With Mary Ward the first revolution of the nuns
In the year 1595, in Mulwith, a small town in Yorkshire, England, a ten-year-old girl was resisting her father’s will, who had planned an arranged and prestigious marriage for her. Born into a wealthy English family, Mary Ward was guided from her youth by an unshakeable faith, which would later give rise to calm but steadfast resistance to anyone who expected her to live a life following the usual tracks. The last of a series of attempts to get her married was attempted by her father confessor, but failed when, during the celebration of mass, the priest unexpectedly spilled the chalice.
In 1609, as the anti-Catholic persecutions became more and more fierce, Mary crossed the Channel to live out her religious vocation in the French monastery of the Poor Clares of Saint-Omer. She arrived there with some companions and entered, without taking her vows. However, the contemplative life needed an outlet in practice and so it was that Mary Ward, by opening a school in Saint-Omer, aimed specifically at the education of young girls. Henceforth, she founded the Company of the so-called “English Ladies”, since its members were all English Catholics. These were a group of women dedicated to the apostolate, but not bound by a Rule, and without habit or cloister. Their indissoluble bond with Ignatian spirituality, their closeness to the charism of the Society of Jesus, whose spirituality and way of life Mary adopted, earned them the name “Jesuitesses”.
In addition to the education of young women, the English Ladies gave material aid and spiritual support to persecuted and imprisoned Catholics, proclaiming God without wearing any religious garb, sometimes even dressing fashionably, ¬ so as to be able to carry out works of charity inconspicuously. Led by women who had refused to be cloistered, this innovative “active” apostolate, for the benefit of youth education and women’s dignity in society and the Church, had as its radiant centre in Ignatian spirituality centred on discernment. Through meditation and prayer, Mary’s bond with God grew stronger, more intimate, more colloquial, to the point that in her biography she stated, “God was very close to me and within me [...] I saw him enter my heart and hide there”. Her inner freedom was born precisely from this “direct” relationship with the Lord of whom she felt herself to be an “instrument”. This relationship was sung about in a shared but subdued way in one of her most beautiful prayers: “O Parent of parents, and Friend of all friends, without entreaty you took me into your care and by degrees led me from all else that at length I might see and settle my love in You. […] O happy begun freedom, the beginning of all my good”.

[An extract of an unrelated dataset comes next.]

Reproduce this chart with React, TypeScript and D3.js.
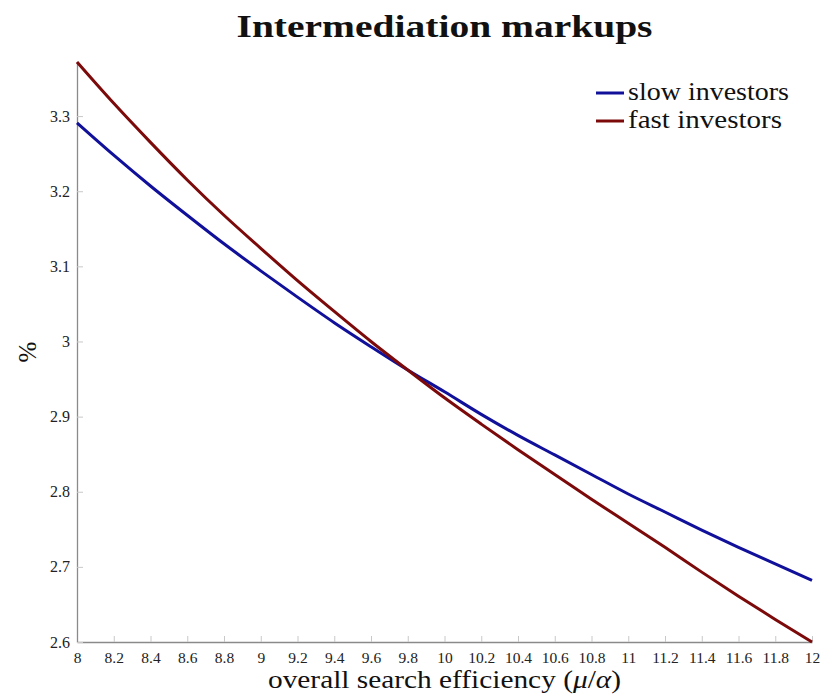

Discernment thus led her to reflect on what God’s plan for her was, and this awareness freed her from any form of possible temptation originating from “earthly things”. Neither riches, honour nor glory ever touched the mind and heart of this pioneer of an “unconventional” female religious life. Mary Ward, guided by the Spirit, thus demonstrated in fact that women were not weak and fickle creatures, to be destined either to marriage or to the convent, but were capable of action, prayer and life in the world. When, in 1611, during an ecstatic rapture, she heard the words “Take the same of the Company”, Mary was by then so familiar with the Ignatian rules of discerning spirits that she was ready to recognise where they came from and to which “banner” they belonged.
Acting in the knowledge that she was guided from above, she was able to withstand the countless objections and difficulties she inevitably encountered. This included the criticism of those who gossip for speaking openly about spiritual matters in front of grown men, including priests, to the patronising comments of Thomas Sackville who saw the “Jesuitesses” as fickle and exalted women (“their fervour will pass, for after all they are but women”). Mary, addressing her companions, retorted, “There is no such difference between women and men as to suggest that women cannot do great things, and it will be found that women in the future, as I hope, will do much”.
However, the sanctity of Mary Ward’s ordinary life and her project, which was too advanced for those times, continued to meet with obstacles and mistrust. Then, in 1631, Pope Urban VIII suppressed her work, which had already spread to several countries in Europe. Accused of being a “heretic”, schismatic and rebel against the Holy Church and considered dangerous for her efforts to give dignity and a role to women in the Catholic Church, she was “invited to stay” for a few months in the monastery of the Poor Clares in Munich. Mary refused to sign the guilty plea prepared by the inquisitors and in 1637 embarked on a long journey to Rome to meet the pope directly. When she was allowed to return to England two years later, she was able to open communities with a few companions, first in London and then in the village of Heworth, where she died in 1645.
Her congregation was not approved until 1703, while the Holy See did not give final approval to her Institute of the Blessed Virgin Mary until 1877, on condition that Mary Ward’s name did not appear. It was not until the early 20th century that the climate changed and she was officially recognised as the founder. In 2003, the congregation took the name “Congregatio Jesu”, after receiving from Jesuit Father Pedro Arrupe the Ignatian Constitutions adapted to women, as Mary Ward had wished.
Although she was declared Venerable in 2009, the process for her beatification is currently underway because of the heroic virtues she practiced during her lifetime.